Instructions for the task: Transcribe the full listing exactly, and drop every picture.

Given material:
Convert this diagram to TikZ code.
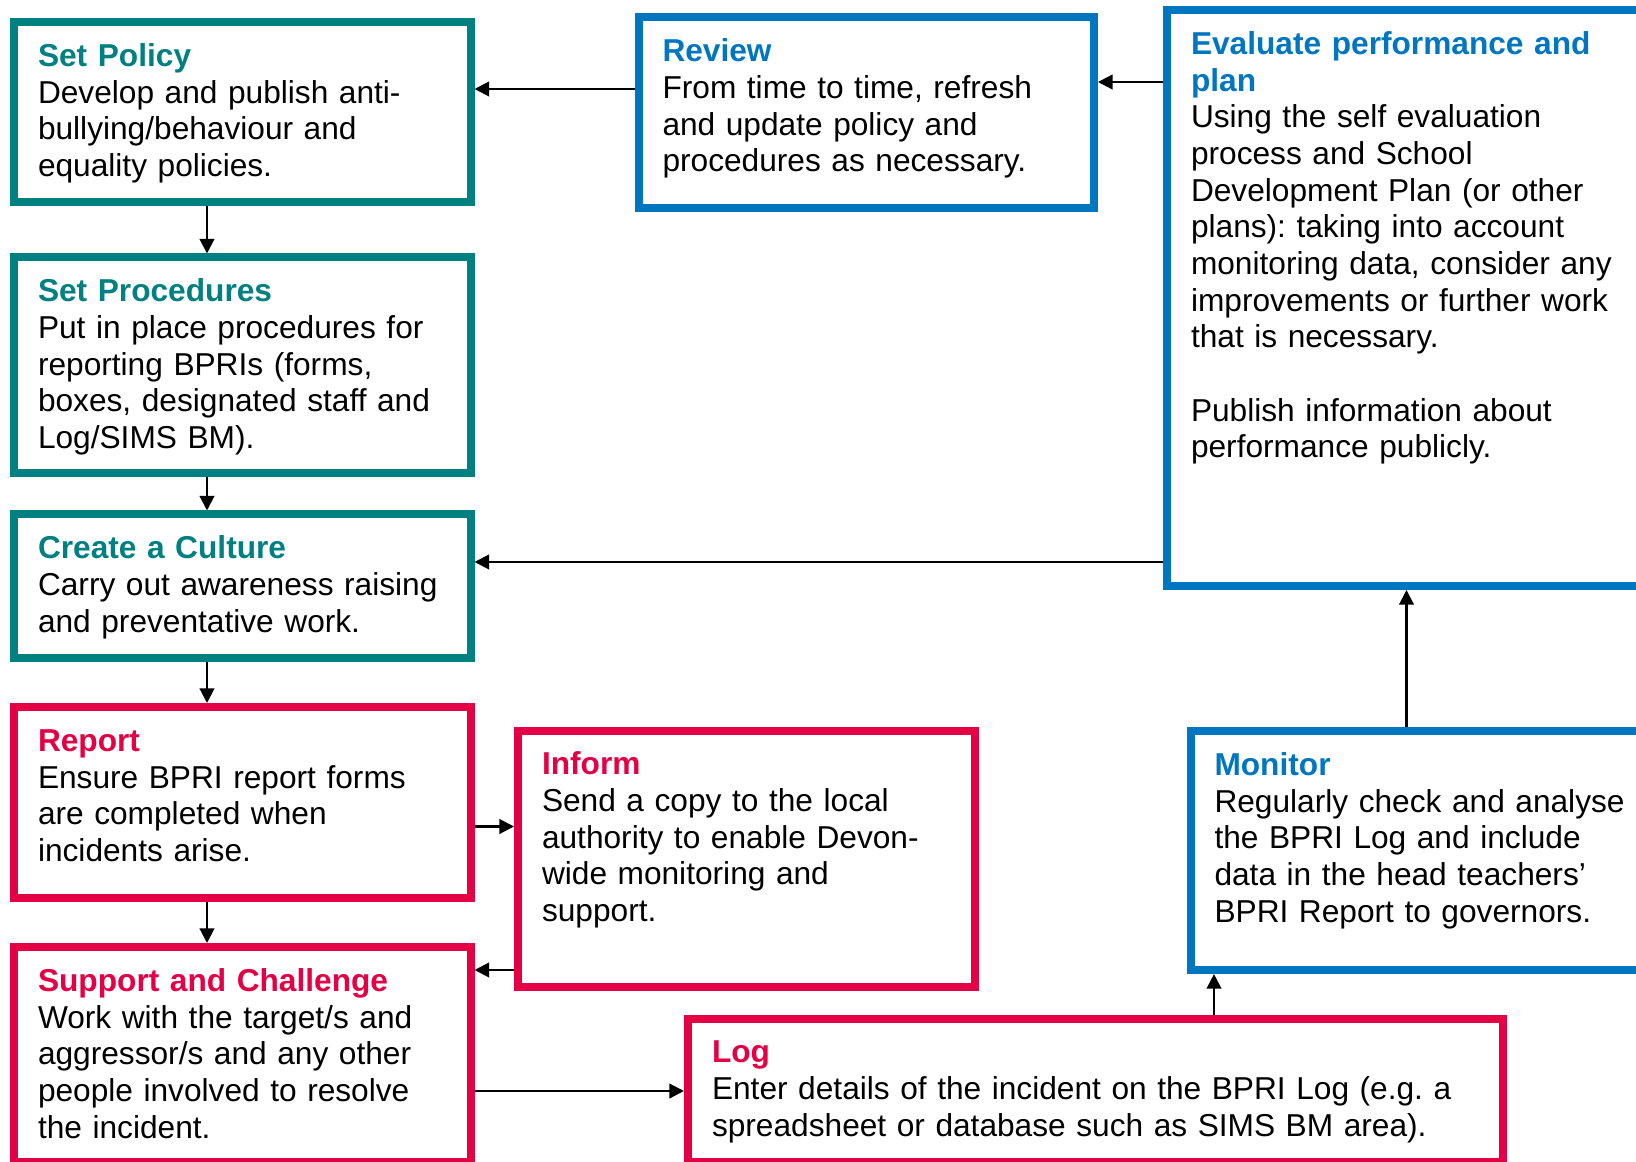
\documentclass[tikz,border=0pt]{standalone}
\usepackage{fontspec}
\setmainfont{Liberation Sans}
\usetikzlibrary{arrows.meta}
\definecolor{tealc}{RGB}{0,128,128}
\definecolor{bluec}{RGB}{0,118,192}
\definecolor{redc}{RGB}{228,0,68}
\tikzset{
  box/.style={draw=#1, line width=6pt, anchor=north west, inner xsep=18pt, inner ysep=0pt,
    align=left, text height=33.3pt, font=\fontsize{23.75}{27.5}\selectfont\frenchspacing},
  arr/.style={-{Triangle[length=11pt,width=11pt]}, line width=1.6pt, draw=black}
}
\newcommand{\ttl}[2]{{\color{#1}\bfseries #2}}
\begin{document}
\begin{tikzpicture}[x=0.75pt,y=-0.75pt]
\useasboundingbox (0,0) rectangle (1636,1162);
\clip (0,0) rectangle (1636,1162);
% left column
\node[box=tealc, text width=306.4pt, text depth=101.7pt] (SP) at (10,18)
  {\ttl{tealc}{Set Policy}\\Develop and publish anti-\\bullying/behaviour and\\equality policies.};
\node[box=tealc, text width=306.4pt, text depth=128.35pt] (PR) at (10,253.5)
  {\ttl{tealc}{Set Procedures}\\Put in place procedures for\\reporting BPRIs (forms,\\boxes, designated staff and\\Log/SIMS BM).};
\node[box=tealc, text width=306.4pt, text depth=74.35pt] (CU) at (10,510.5)
  {\ttl{tealc}{Create a Culture}\\Carry out awareness raising\\and preventative work.};
\node[box=redc, text width=306.4pt, text depth=110pt] (RE) at (10,703)
  {\ttl{redc}{Report}\\Ensure BPRI report forms\\are completed when\\incidents arise.};
\node[box=redc, text width=306.4pt, text depth=128pt] (SC) at (10,943)
  {\ttl{redc}{Support and Challenge}\\Work with the target/s and\\aggressor/s and any other\\people involved to resolve\\the incident.};
% top
\node[box=bluec, text width=305.6pt, text depth=109.6pt] (RV) at (634.5,13.5)
  {\ttl{bluec}{Review}\\From time to time, refresh\\and update policy and\\procedures as necessary.};
\node[box=bluec, text width=363.75pt, text depth=398.7pt] (EV) at (1163,6)
  {\ttl{bluec}{Evaluate performance and}\\\ttl{bluec}{plan}\\Using the self evaluation\\process and School\\Development Plan (or other\\plans): taking into account\\monitoring data, consider any\\improvements or further work\\that is necessary.\\[27.5pt]Publish information about\\performance publicly.};
% lower middle / right
\node[box=redc, text width=306.4pt, text depth=158.7pt] (IN) at (514,726.5)
  {\ttl{redc}{Inform}\\Send a copy to the local\\authority to enable Devon-\\wide monitoring and\\support.};
\node[box=bluec, text width=346pt, text depth=146pt] (MO) at (1186.5,727)
  {\ttl{bluec}{Monitor}\\Regularly check and analyse\\the BPRI Log and include\\data in the head teachers'\\BPRI Report to governors.};
\node[box=redc, text width=575pt, text depth=74.35pt] (LO) at (684,1014.5)
  {\ttl{redc}{Log}\\Enter details of the incident on the BPRI Log (e.g. a\\spreadsheet or database such as SIMS BM area).};
% connectors
\draw[arr] (RV.west |- 0,89) -- (SP.east |- 0,89);
\draw[arr] (EV.west |- 0,82) -- (RV.east |- 0,82);
\draw[arr] (SP.south -| 207,0) -- (PR.north -| 207,0);
\draw[arr] (PR.south -| 207,0) -- (CU.north -| 207,0);
\draw[arr] (EV.west |- 0,562) -- (CU.east |- 0,562);
\draw[arr] (CU.south -| 207,0) -- (RE.north -| 207,0);
\draw[arr] (RE.east |- 0,826.5) -- (IN.west |- 0,826.5);
\draw[arr] (RE.south -| 207,0) -- (SC.north -| 207,0);
\draw[arr] (IN.west |- 0,970) -- (SC.east |- 0,970);
\draw[arr] (SC.east |- 0,1091) -- (LO.west |- 0,1091);
\draw[arr] (LO.north -| 1214,0) -- (MO.south -| 1214,0);
\draw[arr] (MO.north -| 1406.5,0) -- (EV.south -| 1406.5,0);
\end{tikzpicture}
\end{document}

Task result:
Convert this diagram to TikZ code.
\documentclass[tikz,border=0pt]{standalone}
\usepackage{fontspec}
\setmainfont{Liberation Sans}
\usetikzlibrary{arrows.meta}
\definecolor{tealc}{RGB}{0,128,128}
\definecolor{bluec}{RGB}{0,118,192}
\definecolor{redc}{RGB}{228,0,68}
\tikzset{
  box/.style={draw=#1, line width=6pt, anchor=north west, inner xsep=18pt, inner ysep=0pt,
    align=left, text height=33.3pt, font=\fontsize{23.75}{27.5}\selectfont\frenchspacing},
  arr/.style={-{Triangle[length=11pt,width=11pt]}, line width=1.6pt, draw=black}
}
\newcommand{\ttl}[2]{{\color{#1}\bfseries #2}}
\begin{document}
\begin{tikzpicture}[x=0.75pt,y=-0.75pt]
\useasboundingbox (0,0) rectangle (1636,1162);
\clip (0,0) rectangle (1636,1162);
% left column
\node[box=tealc, text width=306.4pt, text depth=101.7pt] (SP) at (10,18)
  {\ttl{tealc}{Set Policy}\\Develop and publish anti-\\bullying/behaviour and\\equality policies.};
\node[box=tealc, text width=306.4pt, text depth=128.35pt] (PR) at (10,253.5)
  {\ttl{tealc}{Set Procedures}\\Put in place procedures for\\reporting BPRIs (forms,\\boxes, designated staff and\\Log/SIMS BM).};
\node[box=tealc, text width=306.4pt, text depth=74.35pt] (CU) at (10,510.5)
  {\ttl{tealc}{Create a Culture}\\Carry out awareness raising\\and preventative work.};
\node[box=redc, text width=306.4pt, text depth=110pt] (RE) at (10,703)
  {\ttl{redc}{Report}\\Ensure BPRI report forms\\are completed when\\incidents arise.};
\node[box=redc, text width=306.4pt, text depth=128pt] (SC) at (10,943)
  {\ttl{redc}{Support and Challenge}\\Work with the target/s and\\aggressor/s and any other\\people involved to resolve\\the incident.};
% top
\node[box=bluec, text width=305.6pt, text depth=109.6pt] (RV) at (634.5,13.5)
  {\ttl{bluec}{Review}\\From time to time, refresh\\and update policy and\\procedures as necessary.};
\node[box=bluec, text width=363.75pt, text depth=398.7pt] (EV) at (1163,6)
  {\ttl{bluec}{Evaluate performance and}\\\ttl{bluec}{plan}\\Using the self evaluation\\process and School\\Development Plan (or other\\plans): taking into account\\monitoring data, consider any\\improvements or further work\\that is necessary.\\[27.5pt]Publish information about\\performance publicly.};
% lower middle / right
\node[box=redc, text width=306.4pt, text depth=158.7pt] (IN) at (514,726.5)
  {\ttl{redc}{Inform}\\Send a copy to the local\\authority to enable Devon-\\wide monitoring and\\support.};
\node[box=bluec, text width=346pt, text depth=146pt] (MO) at (1186.5,727)
  {\ttl{bluec}{Monitor}\\Regularly check and analyse\\the BPRI Log and include\\data in the head teachers'\\BPRI Report to governors.};
\node[box=redc, text width=575pt, text depth=74.35pt] (LO) at (684,1014.5)
  {\ttl{redc}{Log}\\Enter details of the incident on the BPRI Log (e.g. a\\spreadsheet or database such as SIMS BM area).};
% connectors
\draw[arr] (RV.west |- 0,89) -- (SP.east |- 0,89);
\draw[arr] (EV.west |- 0,82) -- (RV.east |- 0,82);
\draw[arr] (SP.south -| 207,0) -- (PR.north -| 207,0);
\draw[arr] (PR.south -| 207,0) -- (CU.north -| 207,0);
\draw[arr] (EV.west |- 0,562) -- (CU.east |- 0,562);
\draw[arr] (CU.south -| 207,0) -- (RE.north -| 207,0);
\draw[arr] (RE.east |- 0,826.5) -- (IN.west |- 0,826.5);
\draw[arr] (RE.south -| 207,0) -- (SC.north -| 207,0);
\draw[arr] (IN.west |- 0,970) -- (SC.east |- 0,970);
\draw[arr] (SC.east |- 0,1091) -- (LO.west |- 0,1091);
\draw[arr] (LO.north -| 1214,0) -- (MO.south -| 1214,0);
\draw[arr] (MO.north -| 1406.5,0) -- (EV.south -| 1406.5,0);
\end{tikzpicture}
\end{document}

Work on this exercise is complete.